徐风凌自从在医院跟我闹翻后,我已经整整一周没见到他了。
翻看他的朋友圈,他似乎过得挺滋润,每天都沉浸在即将为人父的喜悦中。
我真是不明白,一个人怎么能自欺欺人到这种地步。
这天我下班回家,一推开门,就看见徐风凌手里捧着一大束“玫瑰花”。
那红彤彤的“玫瑰花”,都是用人民币叠成的。
地上也撒满了“玫瑰花”。
我一进门,他就上前把我搂在怀里,轻吻我的脖颈。
低沉地说:“生日快乐,老婆。
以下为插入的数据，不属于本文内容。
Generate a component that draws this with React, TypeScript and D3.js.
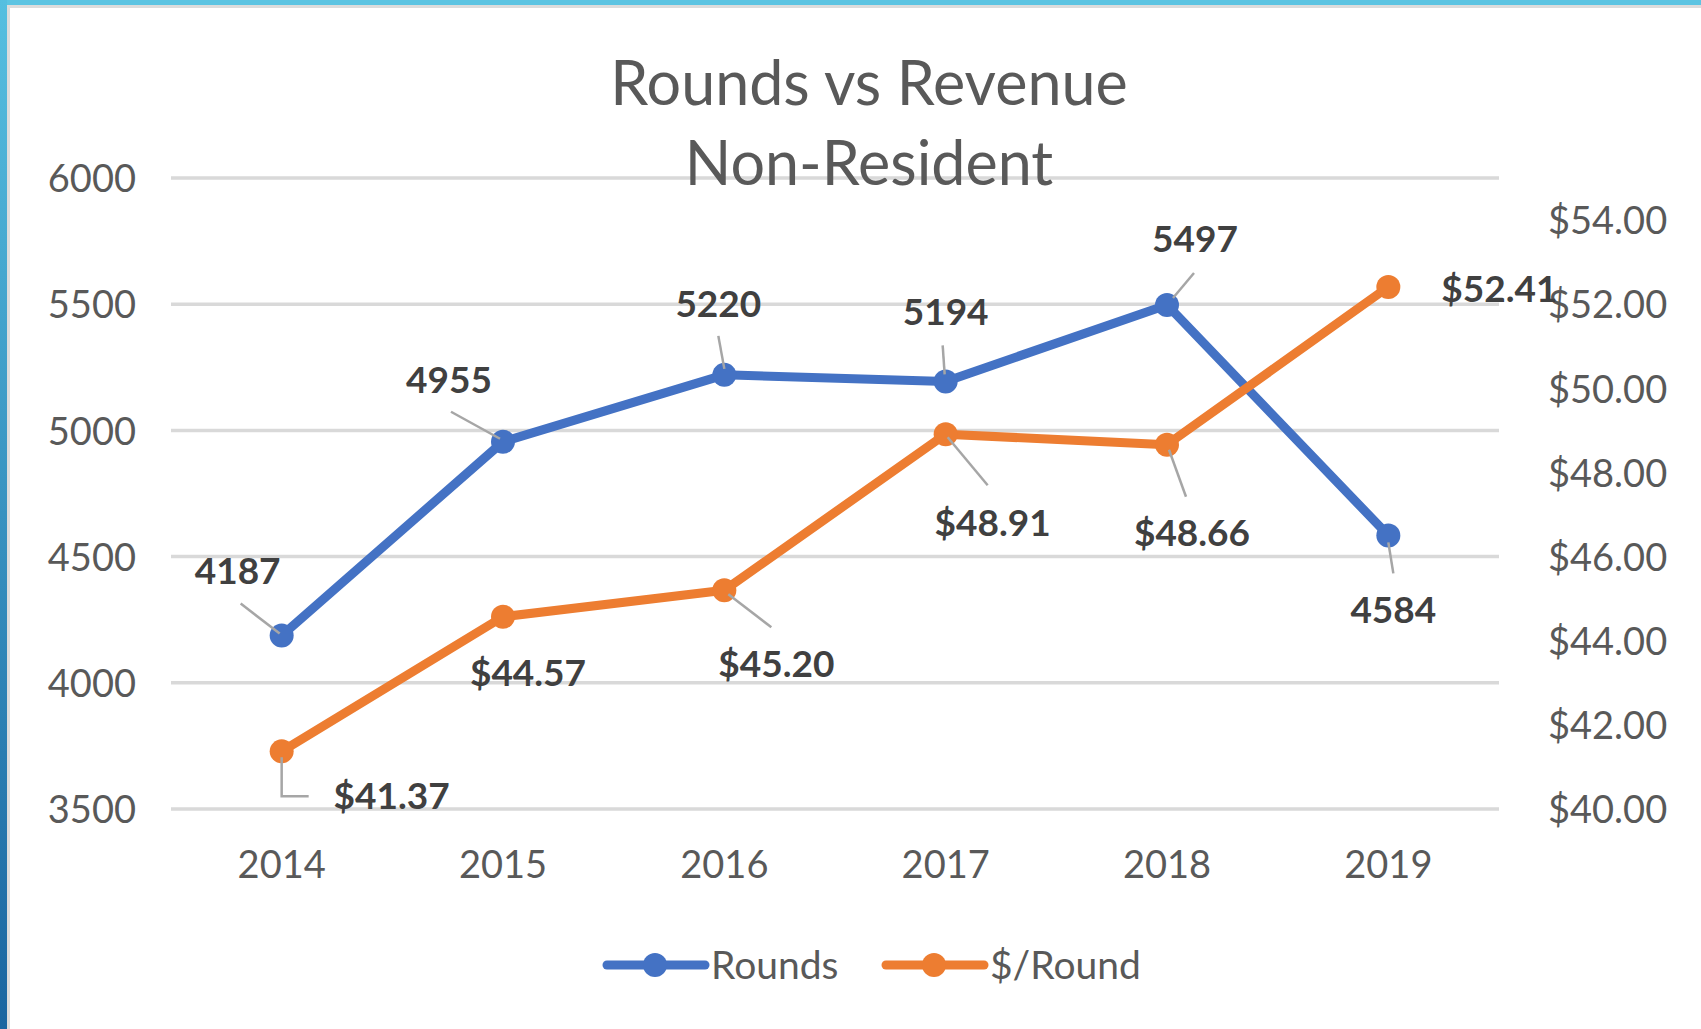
import React, { useEffect, useRef } from 'react';
import * as d3 from 'd3';

const years = ['2014', '2015', '2016', '2017', '2018', '2019'];
const rounds = [4187, 4955, 5220, 5194, 5497, 4584];
const perRound = [41.37, 44.57, 45.2, 48.91, 48.66, 52.41];
const leftTicks = [3500, 4000, 4500, 5000, 5500, 6000];
const rightTicks = [40, 42, 44, 46, 48, 50, 52, 54];

// label placement relative to each point (layout only)
const roundsLabelPos = [[-44, -65], [-54, -62], [-6, -71], [0, -70], [28, -66], [5, 74]];
const roundsLeaders = [
  [[-41, -32], [-2, -2]],
  [[-52, -30], [-3, -3]],
  [[-6, -39], [0, -6]],
  [[-3, -36], [-1, -7]],
  [[27, -32], [6, -7]],
  [[0, 7], [5, 38]]
];
const priceLabelPos = [[110, 44], [25, 56], [52, 73], [47, 88], [25, 88], [111, 2]];
const priceLeaders = [
  [[0, 6], [0, 45], [27, 45]],
  null,
  [[4, 4], [47, 37]],
  [[2, 3], [42, 51]],
  [[2, 5], [19, 52]],
  null
];

const BLUE = '#4472C4';
const ORANGE = '#ED7D31';
const FONT = 'Lato, "Open Sans", sans-serif';

const App = () => {
  const chartRef = useRef(null);

  useEffect(() => {
    const width = 1701;
    const height = 1029;
    const left = 171, right = 1499, top = 178, bottom = 809;

    d3.select(chartRef.current).selectAll('svg').remove();

    const svg = d3.select(chartRef.current)
      .append('svg')
      .attr('width', width)
      .attr('height', height)
      .style('display', 'block');

    const defs = svg.append('defs');
    const grad = defs.append('linearGradient')
      .attr('id', 'edge')
      .attr('x1', 0).attr('y1', 0).attr('x2', 0).attr('y2', 1);
    grad.append('stop').attr('offset', '0%').attr('stop-color', '#56bfe0');
    grad.append('stop').attr('offset', '100%').attr('stop-color', '#1a65a0');

    svg.append('rect').attr('width', width).attr('height', height).attr('fill', '#fff');
    // frame
    svg.append('rect').attr('x', 0).attr('y', 0).attr('width', width).attr('height', 5).attr('fill', '#5cc4e2');
    svg.append('rect').attr('x', 7).attr('y', 5).attr('width', width).attr('height', 3).attr('fill', '#dcdcdc');
    svg.append('rect').attr('x', 7).attr('y', 5).attr('width', 3).attr('height', height).attr('fill', '#dcdcdc');
    svg.append('rect').attr('x', 0).attr('y', 0).attr('width', 7).attr('height', height).attr('fill', 'url(#edge)');

    const x = d3.scaleBand().domain(years).range([left, right]);
    const yL = d3.scaleLinear().domain([3500, 6000]).range([bottom, top]);
    const yR = d3.scaleLinear().domain([40, 55]).range([bottom, top]);
    const cx = d => x(d) + x.bandwidth() / 2;

    // gridlines
    svg.append('g')
      .selectAll('line')
      .data(leftTicks)
      .enter()
      .append('line')
      .attr('x1', left).attr('x2', right)
      .attr('y1', d => yL(d)).attr('y2', d => yL(d))
      .attr('stroke', '#d9d9d9')
      .attr('stroke-width', 3.5);

    // left axis
    const leftAxis = svg.append('g')
      .attr('transform', `translate(${left - 35},0)`)
      .call(d3.axisLeft(yL).tickValues(leftTicks).tickSize(0).tickPadding(0).tickFormat(d3.format('d')));
    leftAxis.select('.domain').remove();

    // right axis
    const rightAxis = svg.append('g')
      .attr('transform', `translate(${right + 49},0)`)
      .call(d3.axisRight(yR).tickValues(rightTicks).tickSize(0).tickPadding(0).tickFormat(d => '$' + d3.format('.2f')(d)));
    rightAxis.select('.domain').remove();

    // x axis
    const bottomAxis = svg.append('g')
      .attr('transform', `translate(0,${bottom + 42})`)
      .call(d3.axisBottom(x).tickSize(0).tickPadding(0));
    bottomAxis.select('.domain').remove();

    svg.selectAll('.tick text')
      .attr('font-family', FONT)
      .attr('font-size', 38)
      .attr('fill', '#595959');
    leftAxis.selectAll('.tick text').attr('dy', '0.36em');
    rightAxis.selectAll('.tick text').attr('dy', '0.36em');
    bottomAxis.selectAll('.tick text').attr('dy', '0.72em');

    // title
    const title = svg.append('text')
      .attr('text-anchor', 'middle')
      .attr('font-family', FONT)
      .attr('font-size', 61)
      .attr('fill', '#595959');
    title.append('tspan').attr('x', 869).attr('y', 105).text('Rounds vs Revenue');
    title.append('tspan').attr('x', 869).attr('y', 185).text('Non-Resident');

    const series = [
      { values: rounds, y: yL, color: BLUE, pos: roundsLabelPos, leaders: roundsLeaders, fmt: d3.format('d') },
      { values: perRound, y: yR, color: ORANGE, pos: priceLabelPos, leaders: priceLeaders, fmt: d => '$' + d3.format('.2f')(d) }
    ];

    series.forEach(s => {
      const line = d3.line()
        .x((_, i) => cx(years[i]))
        .y(d => s.y(d));

      svg.append('path')
        .datum(s.values)
        .attr('d', line)
        .attr('fill', 'none')
        .attr('stroke', s.color)
        .attr('stroke-width', 9)
        .attr('stroke-linejoin', 'round')
        .attr('stroke-linecap', 'round');

      svg.append('g')
        .selectAll('circle')
        .data(s.values)
        .enter()
        .append('circle')
        .attr('cx', (_, i) => cx(years[i]))
        .attr('cy', d => s.y(d))
        .attr('r', 12)
        .attr('fill', s.color);
    });

    series.forEach(s => {
      // leader lines
      s.values.forEach((v, i) => {
        const pts = s.leaders[i];
        if (!pts) return;
        const px = cx(years[i]);
        const py = s.y(v);
        svg.append('path')
          .attr('d', d3.line()(pts.map(p => [px + p[0], py + p[1]])))
          .attr('fill', 'none')
          .attr('stroke', '#a6a6a6')
          .attr('stroke-width', 2.5);
      });

      svg.append('g')
        .selectAll('text')
        .data(s.values)
        .enter()
        .append('text')
        .attr('x', (_, i) => cx(years[i]) + s.pos[i][0])
        .attr('y', (d, i) => s.y(d) + s.pos[i][1])
        .attr('dy', '0.36em')
        .attr('text-anchor', 'middle')
        .attr('font-family', FONT)
        .attr('font-weight', 'bold')
        .attr('font-size', 37)
        .attr('fill', '#404040')
        .text(d => s.fmt(d));
    });

    // legend
    const legend = [
      { name: 'Rounds', color: BLUE, x: 607 },
      { name: '$/Round', color: ORANGE, x: 886 }
    ];
    const lg = svg.append('g').attr('transform', 'translate(0,965)');
    legend.forEach(l => {
      lg.append('line')
        .attr('x1', l.x).attr('x2', l.x + 98)
        .attr('stroke', l.color)
        .attr('stroke-width', 9)
        .attr('stroke-linecap', 'round');
      lg.append('circle').attr('cx', l.x + 48).attr('r', 12).attr('fill', l.color);
      lg.append('text')
        .attr('x', l.x + 104)
        .attr('dy', '0.36em')
        .attr('font-family', FONT)
        .attr('font-size', 39)
        .attr('fill', '#595959')
        .text(l.name);
    });
  }, []);

  return (
    <div ref={chartRef} style={{ position: 'fixed', left: 0, top: 0 }}></div>
  );
};

export default App;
”
徐风凌拉着我的手,走到餐桌前,他还准备了烛光晚餐。
那一刻,我有些恍惚。
上一次这么有仪式感的过生日,已经是几年前的事了。
那时我们还没有这么多争吵。
徐风凌是个心里藏不住事的人,他几次欲言又止地看着我。
我终于先开口了:“有事吗?”
“清欢,我们是夫妻,那我的孩子就是你的孩子,怀孕生产的痛苦你都不用经历了,我找人替你承担了,那你是不是应该在其他方面付出点什么呢?你是医生,懂得多,明天图晓就来我们家,你负责照顾她到生孩子,怎么样?”
听到这话,我真想笑。
这个人怎么能这么厚脸皮,把出轨说得这么冠冕堂皇。
我忍不住质问他:“徐风凌,你把我当什么了?保姆吗?”
徐风凌盯着我,冷笑一声:“我可没这么说,是你自己说的。”
“那保姆一个月还有一万块钱工资呢!那我照顾她能得到什么?”
他总能轻而易举地把我逼到崩溃的边缘。
徐风凌一副恍然大悟的表情说:“说了这么多,不就是想要钱吗?平时在这方面跟我分得这么清,这会儿怎么忍不住了?早就让你把医院的工作辞了,回家专心伺候我,五万块钱一个月,够了吗?比你几个月的工资都多吧?”
我忍得牙关紧咬,侮辱人也要有个限度吧!
之前我一心只想离婚,其他的什么都不想要。
现在我不仅要离婚,还要钱。
“行,当然行,有钱不要是傻子,你明天就把她带过来吧。”
徐风凌一副吃定我的表情,还不忘警告我:“好好照顾晓晓和她肚子里的孩子,有半点差池,我都唯你是问!”
谈完事情后,徐风凌毫不犹豫地就走了。
仿佛回来给我过生日,只是一个借口。
可我的生日,明明才刚过零点。
睡前,我又打电话跟律师沟通了一下协议的细节。
这次,我要让徐风凌净身出户。
当时我们确实签署了协议,一方出轨,另一方就要净身出户。
我毫不犹豫地跟医院领导提了离职。
紧接着,我把简历投给了我一直心仪已久的一家医院。
正好他们现在在招聘,有适合我的职位。
之前为了徐风凌,我一毕业就留在了他父亲的医院,一直得不到重视。
每次外派学习、提升能力的名单里都没有我。
因为徐风凌跟他们打招呼了,不允许把我派到外地。
以前我真傻,还以为他这样做是离不开我。
现在看来,他只是想把我牢牢控制在手心里而已。